The research recommendations allowed us to understand that the way language is used can be implicitly exclusive, which was specifically the case with SETsquared’s use of “high-tech” on our website and in all our promotional communications. It’s with thanks to The Social Detail, who conducted a marketing audit of our website, social media and all internal documentation, that we’ve now updated all our internal and external messaging to be more inclusive and representative. Further to this, we were given a style guide and resource library to refer to, ensuring any new content we create can be sense checked and shared with confidence of tone and inclusivity. The way we communicate is often unconscious, and we want to make sure we are more aware of the language we use, which will be very important for future marketing campaigns, attracting a diverse pool of entrepreneurs to the incubator.


Encouraging entrepreneurs

SETsquared’s Alumni ventures kindly agreed to an increase in membership fees in order to fund our new Breakthrough Bursary launched at the end of February 2019, which is open to existing tech business founders and first-time entrepreneurs from BAME backgrounds. Three bursaries are available, covering 75% of Residential Start-up Membership (normally £210 incl. VAT) available for up to one year. We hope the Breakthrough Bursary will be utilised to encourage more BAME entrepreneurs to apply to access SETsquared’s business support, so we can help them grow and succeed. The deadline for applications is May 6th 2019, however we’re aiming to utilise the Breakthrough Bursary in subsequent years to increase participation from other under represented groups (differently abled people, the LGBTQ+ community, entrepreneurs from lower socio-economic backgrounds etc), which funds SETsquared Bristol membership to qualifying entrepreneurs from under-represented communities. The Breakthrough Bursary aims to encourage and support applications from tech entrepreneurs from Bristol’s BAME communities and drive the creation of widely innovative start-ups.


Active listening

One of the most rewarding things about working on increasing diversity and inclusion at SETsquared Bristol has been forging relationships with our amazing Community Partners, without them none of this work would have been possible. I found the key to delivering effective actions was in listening to engaged individuals and groups who understand the local BAME business ecosystem, especially in relation to what might be missing or what specific needs are. Therefore our sincerest thanks are due to ACH, babbasa, BSWN, Cognitive Paths, DigiLocal, Emmaus, The Social Detail, University of Bristol BAME Staff Advisory Group and Up Our Street – for your continued support.

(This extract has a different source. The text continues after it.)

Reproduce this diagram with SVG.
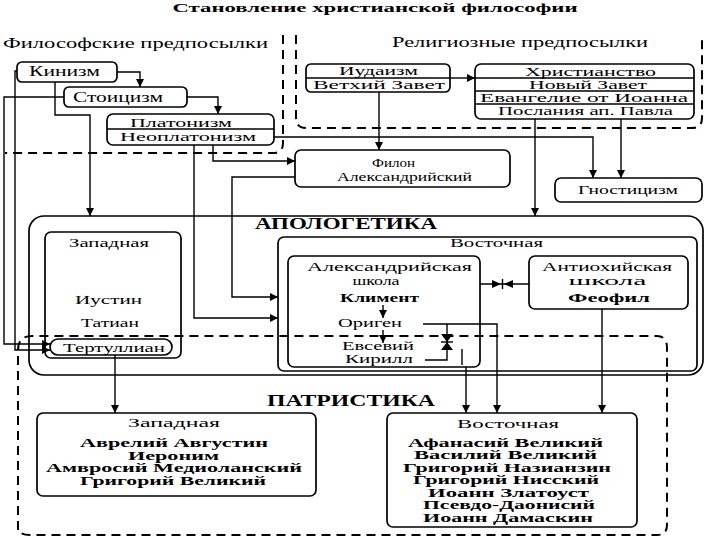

Working together for better

The importance of these relationships we’ve built and hope to develop and maintain needed to be on-going and mutually beneficial, therefore all the help and support we’ve received from our Community Partners means that their staff and service users can now access our workshops free of charge. We’ve extended initiations to all directors and heads of Community Partners to all SETsquared networking events and to sit on our Business Review Panels, in the hope that a more diverse network will breed inclusion and innovation as a result.

I entered into this project with an innate awareness that any work involving increasing diversity and inclusion has to aim for long term change, so I’d like to assert that our intentions are not short term and that we’ve ingrained change into our day-to-day processes. However, it’s important to understand that we don’t exist in a vacuum – leading by example is useless unless other influential organisations decide to do the same, if we all listen to and learn from diverse partners and share the basis of good practise with each other then we’re more likely to enact change.